Posted on July 8, 2018 by (@NE_Brian) in GameCube, General Nintendo, News

The Washington Post caught up with Smash Bros. director Masahiro Sakurai around E3 time. He shared some interesting comments about competitive gaming, among other things.

One noteworthy topic addressed is Smash Bros. Melee. In Sakurai’s view, he believes many players gave up on the game “because it’s too technical, because they can’t keep up with it.”

His full words are as follows:

“I think a lot of Melee players love Melee. But at the same time, I think a lot of players, on the other hand, gave up on Melee because it’s too technical, because they can’t keep up with it. And I know there were players who got tendinitis from playing, and messing with the controller so much … that really is hard on the player and I feel like a game should really focus on what the target audience is.”

Sakurai was also asked if he should cater to the competitive scene by increasing the tempo and complexity, or appeal to a more casual audience with accessibility. In response, he said:

“When you talk about audience, I don’t really think too much about the audience per se. I feel like a game, at the end of the day, is about playing the game. But if we focus too much on the top level players — or the audience — then the game skews a little bit too much on the technical side.”

Next, on why Nintendo perhaps hasn’t warmed to competitive gaming as much as other companies, Sakurai noted:

“I think the philosophy behind them doesn’t go in line with Nintendo’s philosophy in that some of these players are playing for the prize money. It comes to a point where they’re playing the game for the money, and I feel that kind of direction doesn’t coincide with Nintendo’s view of what games should be.”
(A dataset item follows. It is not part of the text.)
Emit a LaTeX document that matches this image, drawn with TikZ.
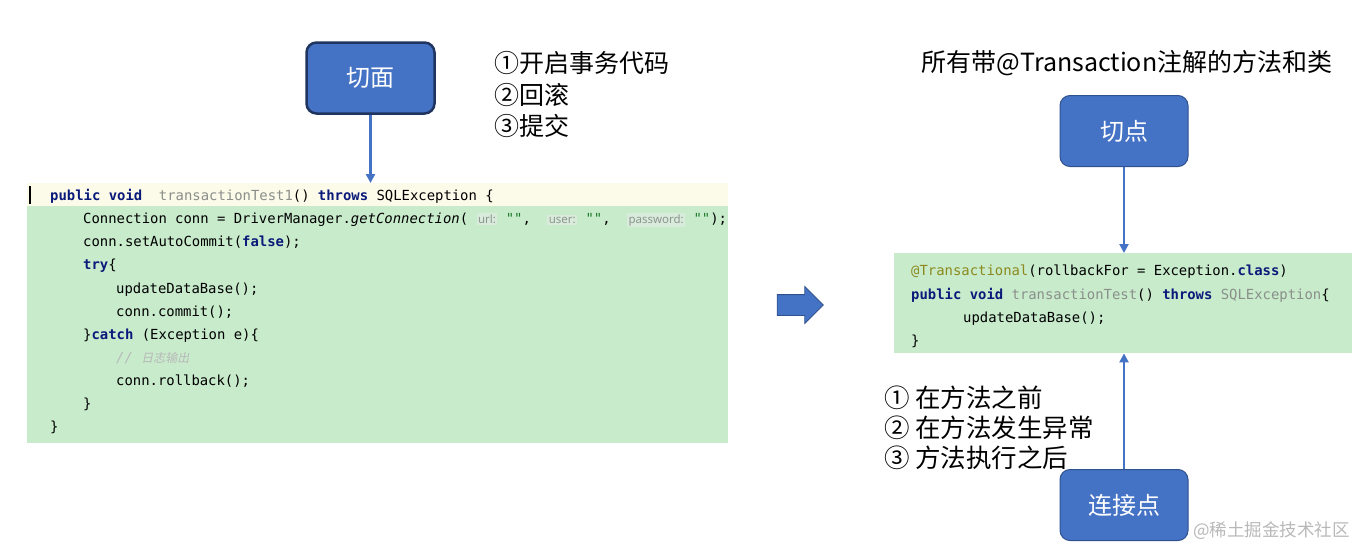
\documentclass[tikz,border=0pt]{standalone}
\usepackage{fontspec}
\usepackage{xcolor}
\setmainfont{Noto Sans CJK SC}
\newfontfamily\codefont{DejaVu Sans Mono}
\newfontfamily\hintfont{Noto Sans}
\newfontfamily\cjkslant[FakeSlant=0.2]{Noto Sans CJK SC}
\usetikzlibrary{arrows.meta, shapes.arrows, positioning}

\definecolor{boxblue}{HTML}{4472C4}
\definecolor{boxline}{HTML}{2F528F}
\definecolor{selline}{HTML}{1F3560}
\definecolor{codegreen}{HTML}{C8EBCC}
\definecolor{codeyellow}{HTML}{FCFAE9}
\definecolor{kwblue}{HTML}{0A1A7A}
\definecolor{strgreen}{HTML}{1D7A2A}
\definecolor{unusedgray}{HTML}{8A8F8A}
\definecolor{annotcol}{HTML}{8C8A1E}
\definecolor{hintbg}{HTML}{D9ECDB}
\definecolor{hintgray}{HTML}{8E948F}
\definecolor{markgray}{HTML}{B8B8B8}

\newcommand{\kw}[1]{\textcolor{kwblue}{\bfseries #1}}
\newcommand{\unused}[1]{\textcolor{unusedgray}{#1}}
\newcommand{\strlit}[1]{\textcolor{strgreen}{#1}}
\newcommand{\hint}[1]{{\setlength{\fboxsep}{1.5pt}\colorbox{hintbg}{\hintfont\fontsize{11.5}{11.5}\selectfont\textcolor{hintgray}{#1}}}}

\begin{document}
\begin{tikzpicture}[x=1pt, y=-1pt,
    concept/.style={rectangle, rounded corners=10pt, fill=boxblue, draw=boxline, line width=1pt,
      text=white, font=\fontsize{24}{24}\selectfont, minimum width=128pt, minimum height=71pt},
    codebg/.style={rectangle, fill=codegreen, inner sep=0pt, anchor=north west},
    codeline/.style={anchor=base west, inner sep=0pt, font=\codefont\fontsize{13.9}{16}\selectfont},
    note/.style={align=left, inner sep=0pt, font=\fontsize{25}{31.5}\selectfont},
    arr/.style={-{Triangle[width=9pt,length=9pt]}, line width=2.4pt, boxblue}
  ]
  \useasboundingbox (0,0) rectangle (1360,549);

  % Left part: aspect and the hand written transaction
  \node[concept, line width=2.5pt, draw=selline] (aspect) at (370.5,78) {切面};
  \node[note, anchor=west] (aspectnote) at (494,94.5) {①开启事务代码\\②回滚\\③提交};

  \node[codebg, minimum width=701pt, minimum height=260pt] (leftcode) at (27,183) {};
  \node[codebg, fill=codeyellow, minimum width=701pt, minimum height=23pt] (header) at (leftcode.north west) {};
  \draw[line width=2.5pt] (30,186) -- (30,204);

  \node[codeline] (l1) at (50,200) {\kw{public} \kw{void}\ \ \unused{transactionTest1}() \kw{throws} SQLException \{};
  \node[codeline] (l2) at (83,223) {Connection conn = DriverManager.\textit{getConnection}( \hint{url:} \strlit{""},\hspace{8pt} \hint{user:} \strlit{""},\hspace{8pt} \hint{password:} \strlit{""});};
  \node[codeline] (l3) at (83,246) {conn.setAutoCommit(\kw{false});};
  \node[codeline] (l4) at (83,269) {\kw{try}\{};
  \node[codeline] (l5) at (116,293) {updateDataBase();};
  \node[codeline] (l6) at (116,316) {conn.commit();};
  \node[codeline] (l7) at (83,339) {\}\kw{catch} (Exception e)\{};
  \node[codeline, text=markgray] (l8) at (116,362) {\textit{//} {\cjkslant\fontsize{12}{12}\selectfont 日志输出}};
  \node[codeline] (l9) at (116,385) {conn.rollback();};
  \node[codeline] (l10) at (83,408) {\}};
  \node[codeline] (l11) at (50,431) {\}};

  \draw[arr] (aspect.south) -- (aspect.south |- leftcode.north);

  % Arrow to the right
  \node[single arrow, fill=boxblue, draw=boxline, line width=0.8pt, inner xsep=0pt, inner ysep=10pt,
    minimum height=46pt, single arrow head extend=8pt] (go) at (795,305) {};

  % Right part: pointcut, annotated method, join points
  \node[note, anchor=center] (title) at (1127,63) {所有带@Transaction注解的方法和类};
  \node[concept] (pointcut) at (1124,131) {切点};

  \node[codebg, minimum width=458pt, minimum height=100pt] (rightcode) at (894,253) {};
  \node[codeline] (r1) at (911,275) {\textcolor{annotcol}{@Transactional}(rollbackFor = Exception.\kw{class})};
  \node[codeline] (r2) at (911,299) {\kw{public} \kw{void} \unused{transactionTest}() \kw{throws} \unused{SQLException}\{};
  \node[codeline] (r3) at (963,322) {updateDataBase();};
  \node[codeline] (r4) at (911,345) {\}};

  \node[concept] (joinpoint) at (1124,505) {连接点};
  \node[note, anchor=west, font=\fontsize{25.5}{30}\selectfont] (joinnote) at (884,428) {① 在方法之前\\② 在方法发生异常\\③ 方法执行之后};

  \draw[arr] (pointcut.south) -- (pointcut.south |- rightcode.north);
  \draw[arr] (joinpoint.north) -- (joinpoint.north |- rightcode.south);

  % watermark
  \node[anchor=west, inner sep=0pt, text=markgray, font=\fontsize{17.5}{17.5}\selectfont] (mark) at (1193,531) {@稀土掘金技术社区};
\end{tikzpicture}
\end{document}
Last but not least, Sakurai shared some thoughts on how Smash opens the game up to a wider audience compared to the more intricate gameplay of Street Fighter:

“It’s not to say that Street Fighter is failing [by more fully embracing competitive gaming] by any means, but personally, I think any games with command inputs are difficult. The creator-side is trying to raise people who do that. It doesn’t beat a game where you press one button to create a special move. I think that’s really easy to pick up for a lot of people.”